‘Undocumented’ Irish population growing in Australia
More than 400 Irish sent home last year for violating conditions of temporary visas
Staff and passengers at Dublin Airport. The number of Irish people on temporary visas in Australia has fallen by almost half in the past two years. File photograph: Kate Geraghty
The number of Irish citizens on temporary visas in Australia has fallen by almost half in the past two years due to tighter immigration laws and shrinking job opportunities.
But an increasing number are deciding to stay on illegally after their visas expire because they cannot afford to move home.
“We are talking about the creation of a whole new undocumented section of Irish society in Australia now, and that is something we should be concerned about,” according to Dr Mary Gilmartin, who lectures about Irish migration at the department of geography at Maynooth University.
She said a general tightening of immigration rules, and new caps on the number of skilled migration permits issued, mean it was “increasingly difficult to translate temporary visas into permanent residency” in Australia.
A total of 401 Irish citizens were “returned or removed” from Australia for violating the conditions of their visa in the 12 months to June 2015, a 37 per cent rise in the past two years.
Figures from the Australian Department of Immigration, released to The Irish Times, show that between July 2014 and June 2015, 92 Irish citizens were “removed” after being arrested and held at immigration detention centres.
A further 309 returned to Ireland voluntarily, after overstaying their visas and engaging with the immigration authorities.
Some received financial assistance to cover flights and other expenses, through the Australian government’s Assisted Voluntary Return programme.
Dr Gilmartinsaid: “By definition, it is very difficult to get a sense of an undocumented community, but that increase, as well as the anecdotal evidence from people in Australia, would suggest that many people are overstaying and spending many years undocumented without any sense of amnesty.”

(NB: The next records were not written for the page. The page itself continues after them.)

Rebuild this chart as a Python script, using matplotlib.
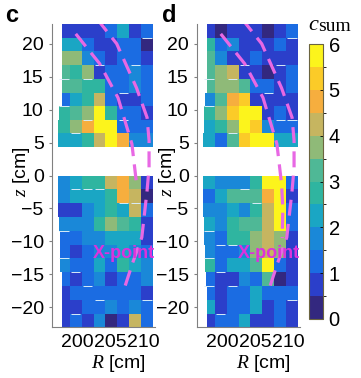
import numpy as np
import matplotlib
matplotlib.use('Agg')
from matplotlib import pyplot as plt
from matplotlib.colors import ListedColormap, BoundaryNorm

plt.rcParams['font.family'] = ['Liberation Sans', 'DejaVu Sans']
plt.rcParams['mathtext.fontset'] = 'custom'
plt.rcParams['mathtext.it'] = 'Liberation Serif:italic'
plt.rcParams['mathtext.rm'] = 'Liberation Sans'

# discrete parula-like colours, one for every 0.5 of c_sum
level_colors = ['#33287f', '#2b3fca', '#1b6ce2', '#1a88d8', '#1aa6c4', '#2fb5a0',
                '#4fb896', '#8fba78', '#c6b560', '#f6ae3e', '#fbcb28', '#fcf41c']
levels = np.arange(0, 6.5, 0.5)

# rows go from top to bottom
c_upper = [[0.8, 0.8, 0.8, 0.8, 1.2, 2.2, 0.8, 1.3],
           [2.2, 2.2, 1.3, 0.8, 0.8, 1.2, 1.3, 0.3],
           [3.7, 3.7, 1.7, 1.3, 0.9, 1.3, 1.3, 0.9],
           [3.2, 2.7, 3.7, 0.9, 1.3, 1.3, 1.7, 1.2],
           [3.2, 3.2, 2.7, 2.7, 1.3, 1.3, 1.7, 1.2],
           [1.3, 2.0, 2.7, 4.2, 1.2, 0.9, 0.9, 1.2],
           [2.7, 3.2, 3.7, 5.7, 2.7, 1.3, 1.0, 0.8],
           [2.7, 3.7, 4.7, 5.7, 5.7, 1.0, 1.3, 1.3],
           [2.2, 2.2, 2.7, 4.2, 5.7, 4.7, 1.5, 1.7]]
c_lower = [[1.7, 2.2, 2.7, 2.7, 4.2, 4.7, 3.7, 0.8],
           [1.7, 2.2, 2.2, 2.2, 2.7, 4.7, 4.2, 0.3],
           [0.8, 0.8, 1.5, 2.2, 2.7, 2.2, 4.2, 1.3],
           [1.7, 1.7, 1.7, 2.7, 3.7, 3.2, 2.7, 0.9],
           [1.3, 1.3, 1.7, 1.7, 2.2, 2.2, 2.2, 0.9],
           [1.3, 0.9, 1.3, 1.7, 1.7, 2.2, 1.7, 1.2],
           [1.7, 1.3, 1.3, 2.2, 1.3, 2.7, 2.2, 1.7],
           [1.3, 0.9, 1.2, 1.7, 0.8, 1.3, 1.3, 1.7],
           [0.9, 1.3, 1.3, 1.3, 1.3, 1.3, 1.3, 0.9],
           [0.9, 0.9, 1.3, 1.3, 1.7, 1.3, 1.7, 1.2],
           [0.8, 1.3, 0.8, 1.7, 0.3, 0.8, 4.2, 1.2]]
d_upper = [[0.8, 0.3, 0.8, 0.8, 0.8, 0.4, 0.8, 1.3],
           [2.7, 1.3, 1.5, 0.8, 0.8, 0.9, 1.3, 0.8],
           [3.2, 1.5, 0.8, 0.8, 1.3, 0.8, 0.9, 0.8],
           [3.2, 3.7, 4.2, 0.8, 0.8, 0.3, 0.9, 1.3],
           [3.2, 3.7, 3.7, 3.2, 1.3, 1.3, 0.9, 1.3],
           [1.5, 3.2, 4.7, 5.2, 0.9, 0.9, 0.8, 0.8],
           [2.7, 3.7, 5.2, 5.7, 5.7, 0.8, 1.2, 0.9],
           [2.2, 2.7, 3.7, 5.7, 5.2, 1.7, 1.2, 1.2],
           [2.2, 1.2, 3.2, 5.2, 5.7, 5.7, 2.2, 2.0]]
d_lower = [[2.2, 1.7, 1.7, 1.7, 2.7, 5.7, 5.7, 1.3],
           [1.3, 2.2, 3.2, 3.2, 3.2, 4.7, 5.7, 0.8],
           [1.7, 1.7, 2.2, 1.7, 2.7, 4.2, 5.7, 1.2],
           [2.2, 1.7, 2.7, 3.2, 3.2, 4.2, 5.7, 1.3],
           [1.7, 1.3, 2.7, 2.7, 3.7, 4.2, 3.7, 0.9],
           [1.7, 1.3, 1.2, 1.7, 3.7, 4.2, 3.7, 0.9],
           [2.7, 1.3, 2.2, 2.2, 3.2, 5.7, 1.3, 0.9],
           [1.3, 0.9, 0.9, 1.7, 1.3, 3.2, 0.2, 0.9],
           [1.3, 0.9, 1.3, 1.3, 2.2, 1.3, 1.2, 1.3],
           [2.0, 0.9, 1.3, 1.3, 2.2, 0.9, 1.3, 0.9],
           [0.8, 1.2, 1.2, 2.2, 0.9, 0.9, 1.3, 0.9]]

R_edges = [197.0, 198.8, 200.6, 202.4, 204.2, 206.0, 207.8, 209.6, 211.4]
z_upper = [23.0, 20.9, 18.9, 16.8, 14.7, 12.6, 10.6, 8.5, 6.5, 4.4]
z_lower = [0.0, -2.1, -4.2, -6.3, -8.4, -10.5, -12.6, -14.7, -16.8, -18.9, -21.0, -23.0]

# left end of every row, the probe rows are not quite in line
left_c_upper = [197.6, 197.6, 197.6, 197.6, 197.6, 197.6, 197.2, 197.0, 197.0]
left_c_lower = [197.0, 197.0, 197.0, 197.2, 197.3, 197.3, 197.3, 197.6, 197.6, 197.6, 197.6]
left_d_upper = [197.6, 197.6, 197.6, 197.6, 197.6, 197.3, 197.2, 197.2, 197.0]
left_d_lower = [197.0, 197.0, 197.0, 197.2, 197.2, 197.3, 197.3, 197.4, 197.6, 197.6, 197.6]

# short white marks: (edge between rows, column)
marks_c_upper = [(3, 3), (4, 0), (4, 2), (5, 5), (6, 0), (7, 2), (7, 5), (1, 7), (3, 6), (8, 1)]
marks_c_lower = [(1, 1), (1, 2), (1, 3), (2, 5), (2, 6), (4, 0), (6, 0), (7, 1), (8, 2), (9, 3), (10, 1), (9, 7)]
marks_d_upper = [(1, 7), (3, 3), (3, 6), (4, 0), (4, 2), (5, 5), (6, 0), (7, 6), (7, 7), (8, 2)]
marks_d_lower = [(1, 3), (2, 4), (4, 0), (5, 1), (5, 2), (6, 0), (7, 1), (8, 0), (8, 2), (9, 7), (10, 1)]

sep_outer_R = [202.9, 205.9, 208.9, 210.5, 210.8, 210.8, 210.5, 209.7, 208.3, 207.1]
sep_outer_z = [23.8, 20.0, 13.3, 8.8, 5.3, 1.2, -2.3, -9.4, -13.3, -17.0]
sep_inner_R = [199.7, 203.3, 206.1, 208.2, 208.9]
sep_inner_z = [21.5, 17.0, 11.8, 4.8, -1.2]
sep_inner_d_R = [199.7, 203.3, 206.1, 208.2, 208.9, 209.1, 209.0]
sep_inner_d_z = [21.5, 17.0, 11.8, 4.8, -1.2, -5.0, -9.5]

cmap = ListedColormap(level_colors)
norm = BoundaryNorm(levels, cmap.N)

W, H = 361.0, 378.0
fig = plt.figure(figsize=(3.61, 3.78), dpi=100)


def block(ax, vals, zs, lefts, marks):
    for i, row in enumerate(vals):
        xs = [lefts[i]] + R_edges[1:]
        ax.pcolormesh(xs, zs[i:i + 2], [row], cmap=cmap, norm=norm)
    for edge, col in marks:
        ax.plot([R_edges[col] + 0.2, R_edges[col + 1] - 0.2], [zs[edge], zs[edge]],
                color='#d8ecf8', lw=0.7, solid_capstyle='butt')


def panel(x0, letter, letter_x, label_x, xlabel_x, blocks, inner_R, inner_z):
    ax = fig.add_axes([x0 / W, 1 - 327 / H, 103 / W, 303 / H])
    for b in blocks:
        block(ax, *b)
    dash = (0, (5, 2.6))
    ax.plot(sep_outer_R, sep_outer_z, color='#e868e4', lw=2.3, ls=dash)
    ax.plot(inner_R, inner_z, color='#e868e4', lw=2.3, ls=dash)
    ax.text(207.0, -11.8, 'X-point', color='#dc32dc', fontsize=13, fontweight='bold',
            ha='center', va='center')
    ax.set_xlim(196.1, 211.7)
    ax.set_ylim(-23, 23)
    ax.set_xticks([200, 205, 210])
    ax.set_yticks([20, 15, 10, 5, 0, -5, -10, -15, -20])
    ax.tick_params(axis='y', labelsize=14, length=2, width=0.8, color='#808080', pad=4)
    ax.tick_params(axis='x', labelsize=14, length=0, pad=5)
    for s in ('top', 'right'):
        ax.spines[s].set_visible(False)
    for s in ('left', 'bottom'):
        ax.spines[s].set_color('#808080')
    fig.text(xlabel_x / W, 1 - 364 / H, r'$R$ [cm]', fontsize=14, ha='center', va='center')
    fig.text(label_x / W, 1 - 172 / H, r'$z$ [cm]', fontsize=14, rotation=90,
             ha='center', va='center')
    fig.text(letter_x / W, 1 - 16 / H, letter, fontsize=17, fontweight='bold',
             ha='left', va='center')
    return ax


ax_c = panel(52, 'c', 5, 21, 118,
             [(c_upper, z_upper, left_c_upper, marks_c_upper),
              (c_lower, z_lower, left_c_lower, marks_c_lower)],
             sep_inner_R, sep_inner_z)
ax_d = panel(197, 'd', 162, 168, 263,
             [(d_upper, z_upper, left_d_upper, marks_d_upper),
              (d_lower, z_lower, left_d_lower, marks_d_lower)],
             sep_inner_d_R, sep_inner_d_z)

cax = fig.add_axes([309 / W, 1 - 319 / H, 14 / W, 275 / H])
sm = plt.cm.ScalarMappable(cmap=cmap, norm=norm)
cb = fig.colorbar(sm, cax=cax, ticks=[0, 1, 2, 3, 4, 5, 6])
cb.ax.tick_params(labelsize=14.5, length=2, width=0.6, direction='in', pad=4)
cb.outline.set_edgecolor('#6b6440')
cb.outline.set_linewidth(0.8)
fig.text(308 / W, 1 - 30 / H, 'c', fontsize=16, family='Liberation Serif', style='italic',
         ha='left', va='baseline')
fig.text(318 / W, 1 - 31 / H, 'sum', fontsize=14, family='Liberation Serif',
         ha='left', va='baseline')

fig.savefig('out.png', dpi=100)
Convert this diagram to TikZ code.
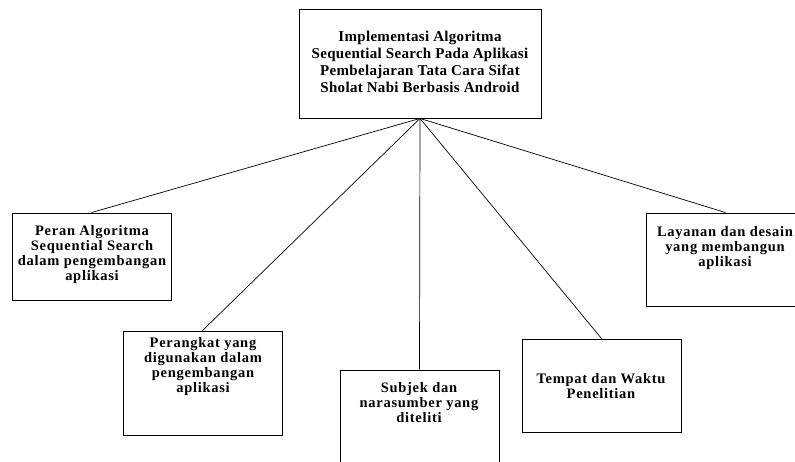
\documentclass[tikz,border=0pt]{standalone}
\usepackage{fontspec}
\setmainfont{Liberation Serif}
\newfontfamily\boxfont[LetterSpace=5]{Liberation Serif}
\newfontfamily\topfont[LetterSpace=2]{Liberation Serif}
\begin{document}
\begin{tikzpicture}[x=1pt,y=-1pt,
  box/.style={draw, line width=0.9pt, inner sep=0pt},
  lbl/.style={align=center, font=\boxfont\bfseries\fontsize{14.5}{15}\selectfont, inner sep=0pt},
  toplbl/.style={align=center, font=\topfont\bfseries\fontsize{15}{17}\selectfont, inner sep=0pt},
  link/.style={line width=0.7pt}]
\useasboundingbox (0,0) rectangle (795,462);
\clip (0,0) rectangle (795,462);
% boxes
\node[box, minimum width=242pt, minimum height=109pt] (top) at (420,63.5) {};
\node[box, minimum width=159pt, minimum height=87pt] (b1) at (91.5,256.5) {};
\node[box, minimum width=159pt, minimum height=104pt] (b2) at (202.5,383) {};
\node[box, minimum width=159pt, minimum height=110pt] (b3) at (419.5,425) {};
\node[box, minimum width=159pt, minimum height=93pt] (b4) at (601.5,385.5) {};
\node[box, minimum width=159pt, minimum height=93pt] (b5) at (725.5,259.5) {};
% texts
\node[toplbl] (t0) at (420,62) {Implementasi Algoritma\\Sequential Search Pada Aplikasi\\Pembelajaran Tata Cara Sifat\\Sholat Nabi Berbasis Android};
\node[lbl] (t1) at (92,254.5) {Peran Algoritma\\Sequential Search\\dalam pengembangan\\aplikasi};
\node[lbl] (t2) at (203,366.5) {Perangkat yang\\digunakan dalam\\pengembangan\\aplikasi};
\node[lbl] (t3) at (419,403) {Subjek dan\\narasumber yang\\diteliti};
\node[lbl] (t4) at (601,386) {Tempat dan Waktu\\Penelitian};
\node[lbl] (t5) at (725,248) {Layanan dan desain\\yang membangun\\aplikasi};
% connectors
\draw[link] (top.south) -- (b1.north);
\draw[link] (top.south) -- (b2.north);
\draw[link] (top.south) -- (b3.north);
\draw[link] (top.south) -- (b4.north);
\draw[link] (top.south) -- (b5.north);
\end{tikzpicture}
\end{document}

It is likely that a large number of the Irish overstayers are working in construction, Dr Gilmartin added, as they were prioritised for temporary visas during the resources boom in Australia before the industry contracted and unemployment in the sector rose significantly in 2014.
Liz O’Hagan of the Claddagh Association (claddagh.org.au), a welfare group working with Irish people in Perth, said people are choosing to overstay because there is “a reluctance to return to Ireland for financial reasons”.
“People cannot afford the resettlement costs,” she said.
Róisín Trainor of the Irish Australian Welfare Bureau in Sydney (iawb.org.au) said the organisation had assisted with several cases where Irish people were detained for overstaying, and “it has been highly stressful for those involved”.
The overall number of Irish temporary visa holders has also dropped significantly. A total of 23,205 Irish citizens were in the country on temporary visas on 30th June 2015, down 44 per cent from the peak in the same month in 2013.
Just 5,221 Irish citizens were granted their first year working holiday visa in the 12 months to June 2015, down from 19,492 in 2011/12 when the number peaked.
The Department of Immigration figures also show a dramatic rise in the number of temporary visas held by Irish citizens cancelled before they expired, which Ms O’Hagan said reflected the large numbers of Irish construction workers on employer-sponsored visas being made redundant as the sector suffered further decline, particularly in Western Australia.
A total of 3,561 temporary visas, which includes working holiday visas and employer-sponsored work permits (called 457 visas), held by Irish people were cancelled in the 12 months to June 2015, up from 2,850 the previous year and just 985 in 2010/11.